Posted in foreign policy by jrahman on March 18, 2010

Bangladeshi Prime Minister is on a five day trip to China.  According to the Daily Star, Bangladesh will seek $2.2b for infrastructure projects including several bridges and a fertiliser factory.  The PM will visit Kunming, a major city in Souther China.  Apparently, Bangladesh is very keen for a Chittagong-Kunming road and rail network through Myanmar.  Also, Bangladesh is reported to be seeking Chinese funding for a deep sea port, which China will be allowed to use. 

If these stories turn out to be true, this trip will have more reasons to generate headlines than the PM’s trip to New Delhi in January.  And yet, the lead up to this trip has been very low key compared with the earlier one. 

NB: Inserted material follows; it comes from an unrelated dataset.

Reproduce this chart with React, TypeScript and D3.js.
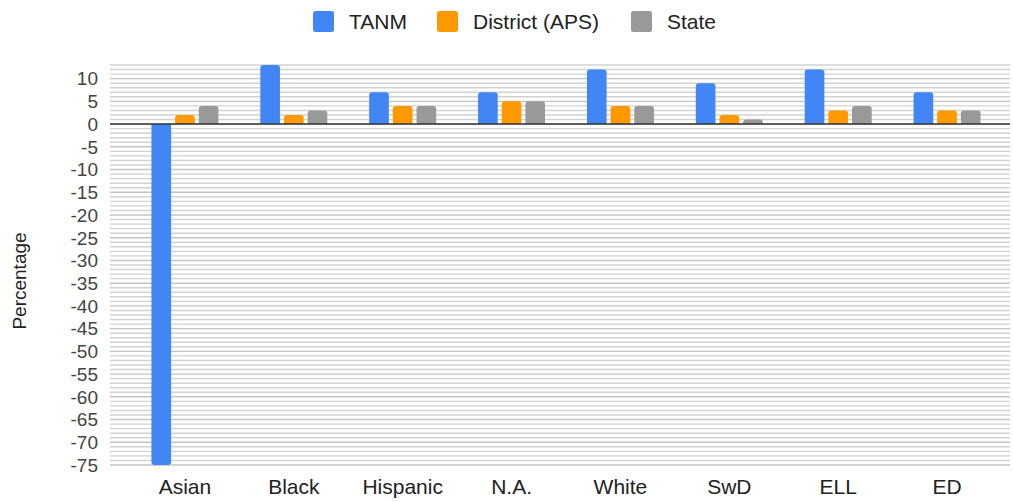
import React from "react";
import * as d3 from "d3";

const categories = ["Asian", "Black", "Hispanic", "N.A.", "White", "SwD", "ELL", "ED"];
const seriesNames = ["TANM", "District (APS)", "State"];
const tanm = [-75, 13, 7, 7, 12, 9, 12, 7];
const district = [2, 2, 4, 5, 4, 2, 3, 3];
const state = [4, 3, 4, 5, 4, 1, 4, 3];
const colors = ["#4285F4", "#FF9900", "#999999"];
const yTicks = [10, 5, 0, -5, -10, -15, -20, -25, -30, -35, -40, -45, -50, -55, -60, -65, -70, -75];

const W = 1013;
const H = 502;
const FONT = "Arial, 'Liberation Sans', sans-serif";

function barPath(x: number, w: number, y0: number, y1: number, r: number) {
  const up = y1 < y0;
  const h = Math.abs(y1 - y0);
  const rr = Math.min(r, h, w / 2);
  if (up) {
    return `M${x},${y0}V${y1 + rr}Q${x},${y1} ${x + rr},${y1}H${x + w - rr}Q${x + w},${y1} ${x + w},${y1 + rr}V${y0}Z`;
  }
  return `M${x},${y0}V${y1 - rr}Q${x},${y1} ${x + rr},${y1}H${x + w - rr}Q${x + w},${y1} ${x + w},${y1 - rr}V${y0}Z`;
}

export default function App() {
  const series = [tanm, district, state];
  const y = d3.scaleLinear().domain([-75, 13]).range([465, 65]);
  const x0 = d3.scaleBand<string>().domain(categories).range([130.5, 1001.5]).paddingInner(0).paddingOuter(0);
  const groupW = 67;
  const x1 = d3.scaleBand<string>().domain(seriesNames).range([0, groupW]).paddingInner(0.17);
  const gridLeft = 110;
  const gridRight = 1010;
  const minorTicks = d3.range(-75, 14, 1);

  const legendItems = [
    { name: seriesNames[0], x: 313, tx: 349 },
    { name: seriesNames[1], x: 437, tx: 473 },
    { name: seriesNames[2], x: 631, tx: 667 },
  ];

  return (
    <svg
      width={W}
      height={H}
      style={{ position: "absolute", left: 0, top: 0, background: "#fff" }}
      fontFamily={FONT}
    >
      <g>
        {minorTicks.map((t) => (
          <line
            key={t}
            x1={gridLeft}
            x2={gridRight}
            y1={y(t)}
            y2={y(t)}
            stroke={t % 5 === 0 ? "#c4c4c4" : "#d2d2d2"}
            strokeWidth={1.4}
          />
        ))}
      </g>
      <g fontSize={19} fill="#444" textAnchor="end">
        {yTicks.map((t) => (
          <text key={t} x={98} y={y(t)} dy="0.36em">
            {t}
          </text>
        ))}
      </g>
      <g>
        {categories.map((c, i) => {
          const gx = (x0(c) as number) + (x0.bandwidth() - groupW) / 2;
          return (
            <g key={c}>
              {series.map((s, j) => (
                <path
                  key={j}
                  d={barPath(gx + (x1(seriesNames[j]) as number), x1.bandwidth(), y(0), y(s[i]), 3)}
                  fill={colors[j]}
                />
              ))}
            </g>
          );
        })}
      </g>
      <line x1={gridLeft} x2={gridRight} y1={y(0)} y2={y(0)} stroke="#333" strokeWidth={1.5} />
      <g fontSize={21} fill="#222" textAnchor="middle">
        {categories.map((c) => (
          <text key={c} x={(x0(c) as number) + x0.bandwidth() / 2} y={494}>
            {c}
          </text>
        ))}
      </g>
      <text
        transform={`translate(26,${281}) rotate(-90)`}
        textAnchor="middle"
        fontSize={19}
        fill="#222"
      >
        Percentage
      </text>
      <g>
        {legendItems.map((l, i) => (
          <g key={l.name}>
            <rect x={l.x} y={11} width={21} height={21} rx={2.5} fill={colors[i]} />
            <text x={l.tx} y={28.5} fontSize={21} fill="#222">
              {l.name}
            </text>
          </g>
        ))}
      </g>
    </svg>
  );
}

But then again, China has always been a low key regional power.  Whereas Indian envoys have a track record of making headlines (link), the Chinese ones quietly apply pressure to cancel shows on Tibet.  Bangladesh has a larger trade deficit with China than India (see the chart), and exports more to India than China — when was the last time anyone heard of Chinese takeover of our economy, or lack of access to the Chinese market?

So China exerts pressure when its interests are at stake.  What does Bangladesh get in return?  I guess we will know in a few days.  For now, let me state my cautious optimism about the trip.